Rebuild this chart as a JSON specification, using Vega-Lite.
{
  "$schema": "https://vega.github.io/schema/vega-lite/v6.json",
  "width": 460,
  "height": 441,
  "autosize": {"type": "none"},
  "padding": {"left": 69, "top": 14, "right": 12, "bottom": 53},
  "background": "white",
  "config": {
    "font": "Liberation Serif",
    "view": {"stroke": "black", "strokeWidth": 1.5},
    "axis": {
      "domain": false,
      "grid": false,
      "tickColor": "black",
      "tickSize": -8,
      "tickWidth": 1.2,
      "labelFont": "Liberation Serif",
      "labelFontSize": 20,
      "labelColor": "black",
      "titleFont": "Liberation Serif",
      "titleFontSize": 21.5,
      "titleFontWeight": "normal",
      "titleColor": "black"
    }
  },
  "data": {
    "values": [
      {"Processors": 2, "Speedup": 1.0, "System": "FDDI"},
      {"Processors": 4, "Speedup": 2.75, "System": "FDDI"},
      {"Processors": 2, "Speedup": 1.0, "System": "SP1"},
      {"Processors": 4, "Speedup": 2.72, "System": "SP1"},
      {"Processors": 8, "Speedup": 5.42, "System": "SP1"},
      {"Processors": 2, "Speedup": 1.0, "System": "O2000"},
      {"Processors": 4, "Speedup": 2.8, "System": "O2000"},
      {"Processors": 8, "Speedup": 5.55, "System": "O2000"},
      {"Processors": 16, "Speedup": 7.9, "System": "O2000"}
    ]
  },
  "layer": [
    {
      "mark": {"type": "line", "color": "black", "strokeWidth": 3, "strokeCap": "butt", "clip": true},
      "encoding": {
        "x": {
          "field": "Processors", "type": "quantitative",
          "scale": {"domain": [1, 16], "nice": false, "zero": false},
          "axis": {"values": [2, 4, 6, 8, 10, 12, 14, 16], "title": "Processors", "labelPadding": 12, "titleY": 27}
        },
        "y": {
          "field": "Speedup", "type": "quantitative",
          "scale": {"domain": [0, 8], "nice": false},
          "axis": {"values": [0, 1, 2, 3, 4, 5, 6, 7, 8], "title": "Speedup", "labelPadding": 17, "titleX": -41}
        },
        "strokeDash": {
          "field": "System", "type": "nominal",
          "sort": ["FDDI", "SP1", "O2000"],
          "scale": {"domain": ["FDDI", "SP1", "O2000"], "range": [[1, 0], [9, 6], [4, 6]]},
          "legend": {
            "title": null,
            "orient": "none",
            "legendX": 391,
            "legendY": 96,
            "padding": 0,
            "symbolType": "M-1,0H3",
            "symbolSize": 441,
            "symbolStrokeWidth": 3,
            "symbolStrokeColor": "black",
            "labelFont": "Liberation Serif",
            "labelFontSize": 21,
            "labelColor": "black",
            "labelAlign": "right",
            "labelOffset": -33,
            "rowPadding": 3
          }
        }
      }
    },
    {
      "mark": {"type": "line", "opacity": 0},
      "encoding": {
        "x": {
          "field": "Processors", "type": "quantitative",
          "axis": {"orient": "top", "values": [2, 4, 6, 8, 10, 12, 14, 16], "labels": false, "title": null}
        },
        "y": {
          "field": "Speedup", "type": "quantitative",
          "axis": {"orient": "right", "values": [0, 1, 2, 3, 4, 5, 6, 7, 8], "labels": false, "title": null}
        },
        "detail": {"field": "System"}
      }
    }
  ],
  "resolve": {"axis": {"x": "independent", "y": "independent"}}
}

Given problem | Give every line of the material again, exactly as it reads.

Response |
Rebuild this chart as a JSON specification, using Vega-Lite.
{
  "$schema": "https://vega.github.io/schema/vega-lite/v6.json",
  "width": 460,
  "height": 441,
  "autosize": {"type": "none"},
  "padding": {"left": 69, "top": 14, "right": 12, "bottom": 53},
  "background": "white",
  "config": {
    "font": "Liberation Serif",
    "view": {"stroke": "black", "strokeWidth": 1.5},
    "axis": {
      "domain": false,
      "grid": false,
      "tickColor": "black",
      "tickSize": -8,
      "tickWidth": 1.2,
      "labelFont": "Liberation Serif",
      "labelFontSize": 20,
      "labelColor": "black",
      "titleFont": "Liberation Serif",
      "titleFontSize": 21.5,
      "titleFontWeight": "normal",
      "titleColor": "black"
    }
  },
  "data": {
    "values": [
      {"Processors": 2, "Speedup": 1.0, "System": "FDDI"},
      {"Processors": 4, "Speedup": 2.75, "System": "FDDI"},
      {"Processors": 2, "Speedup": 1.0, "System": "SP1"},
      {"Processors": 4, "Speedup": 2.72, "System": "SP1"},
      {"Processors": 8, "Speedup": 5.42, "System": "SP1"},
      {"Processors": 2, "Speedup": 1.0, "System": "O2000"},
      {"Processors": 4, "Speedup": 2.8, "System": "O2000"},
      {"Processors": 8, "Speedup": 5.55, "System": "O2000"},
      {"Processors": 16, "Speedup": 7.9, "System": "O2000"}
    ]
  },
  "layer": [
    {
      "mark": {"type": "line", "color": "black", "strokeWidth": 3, "strokeCap": "butt", "clip": true},
      "encoding": {
        "x": {
          "field": "Processors", "type": "quantitative",
          "scale": {"domain": [1, 16], "nice": false, "zero": false},
          "axis": {"values": [2, 4, 6, 8, 10, 12, 14, 16], "title": "Processors", "labelPadding": 12, "titleY": 27}
        },
        "y": {
          "field": "Speedup", "type": "quantitative",
          "scale": {"domain": [0, 8], "nice": false},
          "axis": {"values": [0, 1, 2, 3, 4, 5, 6, 7, 8], "title": "Speedup", "labelPadding": 17, "titleX": -41}
        },
        "strokeDash": {
          "field": "System", "type": "nominal",
          "sort": ["FDDI", "SP1", "O2000"],
          "scale": {"domain": ["FDDI", "SP1", "O2000"], "range": [[1, 0], [9, 6], [4, 6]]},
          "legend": {
            "title": null,
            "orient": "none",
            "legendX": 391,
            "legendY": 96,
            "padding": 0,
            "symbolType": "M-1,0H3",
            "symbolSize": 441,
            "symbolStrokeWidth": 3,
            "symbolStrokeColor": "black",
            "labelFont": "Liberation Serif",
            "labelFontSize": 21,
            "labelColor": "black",
            "labelAlign": "right",
            "labelOffset": -33,
            "rowPadding": 3
          }
        }
      }
    },
    {
      "mark": {"type": "line", "opacity": 0},
      "encoding": {
        "x": {
          "field": "Processors", "type": "quantitative",
          "axis": {"orient": "top", "values": [2, 4, 6, 8, 10, 12, 14, 16], "labels": false, "title": null}
        },
        "y": {
          "field": "Speedup", "type": "quantitative",
          "axis": {"orient": "right", "values": [0, 1, 2, 3, 4, 5, 6, 7, 8], "labels": false, "title": null}
        },
        "detail": {"field": "System"}
      }
    }
  ],
  "resolve": {"axis": {"x": "independent", "y": "independent"}}
}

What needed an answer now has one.